Beberapa teman meminta kepada penulis untuk berbagi telaah perbandingan terkait pola sosialisasi para bakal calon bupati dan wakil bupati Purwakarta. Hal ini mungkin didasari oleh pandangan mereka tentang penulis sendiri. Penulis pernah turut serta secara teknis membantu sosialisasi calon bupati dan calon wakil bupati Purwakarta dalam dua kali gelaran kontestasi Pilkada.
Bahkan, dinamika sosialisasi pemenangan salah satu pasangan calon gubernur dan calon wakil gubernur Jawa Barat pernah penulis alami. Tentunya, melalui seabreg tetek-bengek hal yang menjemukan namun tetap menyegarkan pada sisi yang lain. Semua itu merupakan pembelajaran bagi akal penulis. Sehingga, tulisan ini semoga menjadi bagian dari buah pembelajaran tersebut.
Praktis, segenap aktivitas itu mulai berkurang bahkan nyaris terhenti sejak penulis melakukan kontemplasi aktif di Majelis Dzikir Cermin Hati, Cimaung, Purwakarta. Sebuah majelis dzikir yang memberikan pencerahan dalam segala aspek kehidupan penulis. Tulisan ini merupakan kolaborasi dari pengalaman eksternal interaksi sosial dan pengalaman kontemplatif yang jarang dilalui oleh manusia.

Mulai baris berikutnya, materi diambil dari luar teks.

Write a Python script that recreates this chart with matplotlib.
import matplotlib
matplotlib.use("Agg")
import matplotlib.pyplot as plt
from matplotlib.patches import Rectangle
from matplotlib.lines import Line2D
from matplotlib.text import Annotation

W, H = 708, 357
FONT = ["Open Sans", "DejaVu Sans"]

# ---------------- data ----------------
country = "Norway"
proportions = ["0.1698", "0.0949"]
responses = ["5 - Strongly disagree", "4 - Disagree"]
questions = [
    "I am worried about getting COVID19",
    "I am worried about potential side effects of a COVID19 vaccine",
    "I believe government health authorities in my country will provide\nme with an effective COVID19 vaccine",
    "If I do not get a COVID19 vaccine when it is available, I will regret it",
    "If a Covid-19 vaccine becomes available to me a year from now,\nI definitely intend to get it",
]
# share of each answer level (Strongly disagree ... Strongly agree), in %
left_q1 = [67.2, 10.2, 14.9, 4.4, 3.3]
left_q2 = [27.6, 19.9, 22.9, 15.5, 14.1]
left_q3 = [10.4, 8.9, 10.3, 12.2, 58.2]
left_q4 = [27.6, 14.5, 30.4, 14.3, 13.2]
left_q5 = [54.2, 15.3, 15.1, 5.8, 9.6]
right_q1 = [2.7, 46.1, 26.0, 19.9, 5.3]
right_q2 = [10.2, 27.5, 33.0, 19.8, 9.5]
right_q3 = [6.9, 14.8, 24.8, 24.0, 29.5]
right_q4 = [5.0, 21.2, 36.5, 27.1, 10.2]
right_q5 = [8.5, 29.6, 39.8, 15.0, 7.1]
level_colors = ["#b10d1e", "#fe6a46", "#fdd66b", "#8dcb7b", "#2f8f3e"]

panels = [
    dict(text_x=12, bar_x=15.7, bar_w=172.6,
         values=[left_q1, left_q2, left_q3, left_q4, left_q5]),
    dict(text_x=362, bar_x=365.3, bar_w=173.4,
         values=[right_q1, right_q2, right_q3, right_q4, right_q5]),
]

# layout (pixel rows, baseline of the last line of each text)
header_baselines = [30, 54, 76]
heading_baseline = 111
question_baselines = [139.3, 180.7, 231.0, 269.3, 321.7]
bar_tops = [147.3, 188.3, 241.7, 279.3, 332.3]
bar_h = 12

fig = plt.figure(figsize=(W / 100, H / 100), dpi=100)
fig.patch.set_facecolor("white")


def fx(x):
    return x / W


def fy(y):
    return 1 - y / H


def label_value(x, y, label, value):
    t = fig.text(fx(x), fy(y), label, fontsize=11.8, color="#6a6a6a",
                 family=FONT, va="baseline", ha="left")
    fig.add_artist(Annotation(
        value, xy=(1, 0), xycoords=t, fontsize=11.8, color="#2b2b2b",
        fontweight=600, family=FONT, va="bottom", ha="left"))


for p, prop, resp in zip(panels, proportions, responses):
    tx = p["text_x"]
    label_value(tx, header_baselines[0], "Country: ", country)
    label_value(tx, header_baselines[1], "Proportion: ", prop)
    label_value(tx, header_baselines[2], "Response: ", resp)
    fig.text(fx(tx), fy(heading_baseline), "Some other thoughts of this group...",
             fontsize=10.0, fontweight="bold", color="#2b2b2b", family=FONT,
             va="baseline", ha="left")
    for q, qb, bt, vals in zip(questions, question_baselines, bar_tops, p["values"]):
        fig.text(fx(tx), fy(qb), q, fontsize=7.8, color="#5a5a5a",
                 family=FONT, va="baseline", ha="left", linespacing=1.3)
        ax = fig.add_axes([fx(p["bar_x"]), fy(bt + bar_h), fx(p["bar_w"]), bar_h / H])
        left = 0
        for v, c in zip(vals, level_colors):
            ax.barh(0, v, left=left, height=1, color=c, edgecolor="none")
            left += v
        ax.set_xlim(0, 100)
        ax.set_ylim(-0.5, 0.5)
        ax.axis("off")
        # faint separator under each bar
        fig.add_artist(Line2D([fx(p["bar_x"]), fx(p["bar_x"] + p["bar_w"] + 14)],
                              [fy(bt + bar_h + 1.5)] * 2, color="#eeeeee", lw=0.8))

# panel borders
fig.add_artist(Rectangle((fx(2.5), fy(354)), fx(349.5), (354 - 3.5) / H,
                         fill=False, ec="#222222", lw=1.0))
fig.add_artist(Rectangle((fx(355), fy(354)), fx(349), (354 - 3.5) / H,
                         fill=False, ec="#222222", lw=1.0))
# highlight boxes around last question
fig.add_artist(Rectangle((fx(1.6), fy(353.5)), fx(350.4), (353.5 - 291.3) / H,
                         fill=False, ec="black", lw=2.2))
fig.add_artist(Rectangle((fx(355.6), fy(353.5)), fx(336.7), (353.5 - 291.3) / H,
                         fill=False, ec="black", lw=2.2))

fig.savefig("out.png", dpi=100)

Analisis Kebutuhan Manusia
Ketika seorang manusia menawarkan barang kepada manusia lain. Salah satu syarat agar barang tersebut bisa diterima adalah sifat barang harus merupakan kebutuhan melekat pada manusia tersebut. Tawaran air hanya bisa diterima oleh orang haus. Tawaran makanan hanya bisa diterima oleh orang lapar. Tawaran uang hanya bisa diterima oleh orang yang akalnya kait mengait dengan uang.
Pun begitu, tawaran sembako akan diterima oleh mereka yang sangat membutuhkan sembako di rumahnya. Namun setelah mendapatkan itu semua, penerima tidaklah berada dalam keadaan tenang paripurna. Kekhawatiran pada habisnya air, makanan, uang dan sembako masih menyelimuti akal mereka masing-masing.
Sejauh ini, berdasarkan pengamatan subjektif penulis, para bakal calon bupati dan wakil bupati Purwakarta masih berkutat aktif pada aspek kebutuhan material tersebut. Secara idealisme religiusitas, cara ini merupakan bentuk ‘penghinaan’ pada hakikat kemanusiaan. Karena sebenarnya, hakikat manusia adalah ruhaninya, bukan jasadnya.
Sehingga kegandrungan mengumbar kebutuhan jasad seraya alpa pada kebutuhan ruhani semakin menjauhkan manusia, khususnya Manusia Purwakarta dari hakikat kemanusiaannya. Memang, terlihat oleh penulis, aksi religi yang dilakukan oleh salah satu bakal calon bupati Purwakarta. Namun konten yang ditebar dalam kegiatan shalat subuh berjamaah itu masih bersifat formal material simbolik, belum menyentuh esensi kemanusiaan.
Adapula tokoh religi yang seolah bertindak sebagai volunteer atau relawan bakal calon. Namun sekali lagi, berdasarkan pengamatan subjektif penulis, gerakannya masih minim esensi. Bangunan narasi yang ditawarkan berfokus pada kedekatan personal. Misalnya, “Insya Allah, dekat dengan Kang Haji, bapak dan ibu ini mah sholeh dan sholehah, taat agama dan bisa memimpin Purwakarta”.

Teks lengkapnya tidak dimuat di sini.